Traditional error detection approaches require user-defined parameters and rules. Thus, the user has to know both the error detection system and the data. However, we can also formulate error detection as a semi-supervised classification problem that only requires domain expertise. The challenges for such an approach are twofold: (1) to represent the data in a way that enables a classification model to identify various kinds of data errors, and (2) to pick the most promising data values for learning. In this paper, we address these challenges with our new example-driven error detection method (ED2). First, we discuss and identify the appropriate features to locate different kinds of data errors across different data types. Second, we present a new two-dimensional multi-classifier sampling strategy for active learning. The combined application of these techniques enables the convergence of the classification task with high detection accuracy.

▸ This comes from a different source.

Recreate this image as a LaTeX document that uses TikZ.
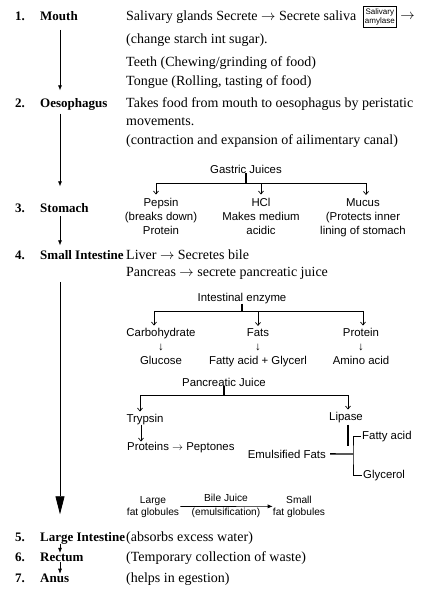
\documentclass[tikz,border=0pt]{standalone}
\usepackage{fontspec}
\setmainfont{Liberation Serif}
\setsansfont{Liberation Sans}
\usetikzlibrary{arrows.meta,positioning}
\tikzset{
  num/.style={anchor=base west, inner sep=0pt, font=\fontsize{13}{15}\selectfont\bfseries},
  txt/.style={anchor=base west, inner sep=0pt, font=\fontsize{14}{17}\selectfont},
  sf/.style={anchor=base, inner sep=0pt, align=center, font=\sffamily\fontsize{11.4}{14}\selectfont},
  sfsmall/.style={anchor=base, inner sep=0pt, align=center, font=\sffamily\fontsize{10.2}{12}\selectfont},
  enzbox/.style={draw, line width=0.8pt, inner sep=2pt, align=center, font=\sffamily\fontsize{8}{9.5}\selectfont},
  flow/.style={line width=0.6pt, -{Latex[length=5pt,width=4pt]}},
  bigflow/.style={line width=0.8pt, -{Triangle[length=18pt,width=9pt]}},
  branch/.style={line width=0.7pt, -{Straight Barb[length=3pt,width=5pt]}},
  stem/.style={line width=1.4pt},
}
\begin{document}
\begin{tikzpicture}[x=1pt,y=-1pt]
  \useasboundingbox (0,0) rectangle (439,590);
  % left column
  \node[num] (n1) at (15,20.5) {1.};
  \node[num] (mouth) at (40,20.5) {Mouth};
  \node[num] (n2) at (15,107.5) {2.};
  \node[num] (oes) at (40,107.5) {Oesophagus};
  \node[num] (n3) at (15,212.5) {3.};
  \node[num] (stom) at (40,212.5) {Stomach};
  \node[num] (n4) at (15,259.5) {4.};
  \node[num] (si) at (40,259.5) {Small Intestine};
  \node[num] (n5) at (15,541.5) {5.};
  \node[num] (li) at (40,541.5) {Large Intestine};
  \node[num] (n6) at (15,561.5) {6.};
  \node[num] (rect) at (40,561.5) {Rectum};
  \node[num] (n7) at (15,582.5) {7.};
  \node[num] (anus) at (40,582.5) {Anus};
  \coordinate (lane) at (60,0);
  \draw[flow, shorten <=9pt, shorten >=8pt] (lane |- mouth.south) -- (lane |- oes.north);
  \draw[flow, shorten <=3pt, shorten >=17pt] (lane |- oes.south) -- (lane |- stom.north);
  \draw[flow, shorten <=3pt, shorten >=5pt] (lane |- stom.south) -- (lane |- si.north);
  \draw[bigflow, shorten <=22pt, shorten >=18pt] (lane |- si.south) -- (lane |- li.north);
  \draw[flow, shorten <=-1pt] (lane |- li.south) -- (lane |- rect.north);
  \draw[flow] (lane |- rect.south) -- (lane |- anus.north);

  % mouth, oesophagus
  \node[txt] (sal) at (126,20.5) {Salivary glands Secrete $\rightarrow$ Secrete saliva};
  \node[enzbox, right=6pt of sal] (amy) {Salivary\\amylase};
  \node[txt, right=3pt of amy] (amyarr) {$\rightarrow$};
  \node[txt] (chg) at (126,43.5) {(change starch int sugar).};
  \node[txt] (teeth) at (126,66.5) {Teeth (Chewing/grinding of food)};
  \node[txt] (tongue) at (126,85.5) {Tongue (Rolling, tasting of food)};
  \node[txt] (takes) at (126,107.5) {Takes food from mouth to oesophagus by peristatic};
  \node[txt] (movs) at (126,125.5) {movements.};
  \node[txt] (contr) at (126,144.5) {(contraction and expansion of ailimentary canal)};

  % stomach
  \node[sf] (gj) at (246,173) {Gastric Juices};
  \node[sf] (pep) at (161,234) {Pepsin\\(breaks down)\\Protein};
  \node[sf] (hcl) at (261,234) {HCl\\Makes medium\\acidic};
  \node[sf] (muc) at (363,234) {Mucus\\(Protects inner\\lining of stomach};
  \draw[stem] (gj.south) -- (gj.south |- 0,183) coordinate (gjk);
  \draw[branch, shorten >=3pt] (gjk) -| ([xshift=-5pt]pep.north);
  \draw[branch, shorten >=3pt] (gjk) -| (hcl.north);
  \draw[branch, shorten >=3pt] (gjk) -| ([xshift=3pt]muc.north);

  % small intestine
  \node[txt] (liver) at (126,259.5) {Liver $\rightarrow$ Secretes bile};
  \node[txt] (panc) at (126,276.5) {Pancreas $\rightarrow$ secrete pancreatic juice};
  \node[sf] (ie) at (242,301) {Intestinal enzyme};
  \node[sf] (carb) at (161,364) {Carbohydrate\\↓\\Glucose};
  \node[sf] (fats) at (258,364) {Fats\\↓\\Fatty acid + Glycerl};
  \node[sf] (prot) at (361,364) {Protein\\↓\\Amino acid};
  \draw[stem] (ie.south) -- (ie.south |- 0,311) coordinate (iek);
  \draw[branch, shorten >=2pt] (iek) -| ([xshift=-7pt]carb.north);
  \draw[branch, shorten >=2pt] (iek) -| (fats.north);
  \draw[branch, shorten >=2pt] (iek) -| ([xshift=2pt]prot.north);

  \node[sf] (pj) at (224,386) {Pancreatic Juice};
  \node[sf] (tryp) at (145,422) {Trypsin};
  \node[sf] (lip) at (346,420) {Lipase};
  \draw[stem] (pj.south) -- (pj.south |- 0,395) coordinate (pjk);
  \draw[branch, shorten >=2pt] (pjk) -| ([xshift=-5pt]tryp.north);
  \draw[branch, shorten >=2pt] (pjk) -| ([xshift=2pt]lip.north);
  \node[sf, anchor=base west] (pept) at (127,450) {Proteins $\rightarrow$ Peptones};
  \draw[branch] ([xshift=-4pt]tryp.south) -- ([xshift=-4pt]tryp.south |- pept.north);

  % lipase on fats
  \node[sf, anchor=base east] (ef) at (326,458) {Emulsified Fats};
  \node[sf, anchor=base west] (fa) at (362,439) {Fatty acid};
  \node[sf, anchor=base west] (gl) at (363,478) {Glycerol};
  \coordinate (fork) at (353,454);
  \draw[stem] ([xshift=2pt,yshift=-2pt]lip.south) -- ++(0,21);
  \draw[stem] ([xshift=4pt]ef.east) -- (fork);
  \draw[line width=0.7pt] ([xshift=-1pt]fa.west) -| (fork) |- ([xshift=-1pt]gl.west);

  % bile
  \node[sfsmall] (lfg) at (153,515) {Large\\fat globules};
  \node[sfsmall] (sfg) at (299,515) {Small\\fat globules};
  \draw[flow, shorten <=1pt] (lfg) -- (sfg)
    node[sfsmall, midway, above=5pt] (bile) {Bile Juice}
    node[sfsmall, midway, below=1pt] (emul) {(emulsification)};

  % large intestine onwards
  \node[txt] (absorb) at (126,541.5) {(absorbs excess water)};
  \node[txt] (waste) at (126,561.5) {(Temporary collection of waste)};
  \node[txt] (egest) at (126,582.5) {(helps in egestion)};
\end{tikzpicture}
\end{document}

On several real-world datasets, ED2 requires, on average, only 1% labels to outperform existing error detection approaches that are manually configured and tuned.
For further details refer to the paper - and of course if any of this code was helpful for your research, please consider citing it:
@inproceedings{neutatz2019ed2,
title={{ED2:} {A} {C}ase for {A}ctive {L}earning in {E}rror {D}etection},
author={Neutatz, Felix and Mahdavi, Mohammad and Abedjan, Ziawasch},
booktitle={{CIKM}},
year={2019}
}
We provide the dirty and the clean version of a number of datasets.
In addition to the charts provided in the paper, we provide additional evaluations on more datasets:
- Feature representations: Besides more datasets, we also provide the F1-score for LSTM features on Address, Flights, and Hospital.
- Column selection strategies
- Classification models
We are working hard to provide as much documentation as possible over the time. We start here:
cd model
sudo apt-get install libpq-dev python-dev python-tk
sudo python setup.py install
To run the experiments, first, you need to set the paths in a configuration file with the name of your machine. Examples can be found here: ~/model/ml/configuration/resources/
Then, you can adapt the file ~/model/ml/experiments/features_experiment_multi.py to run the experiments that you are interested in.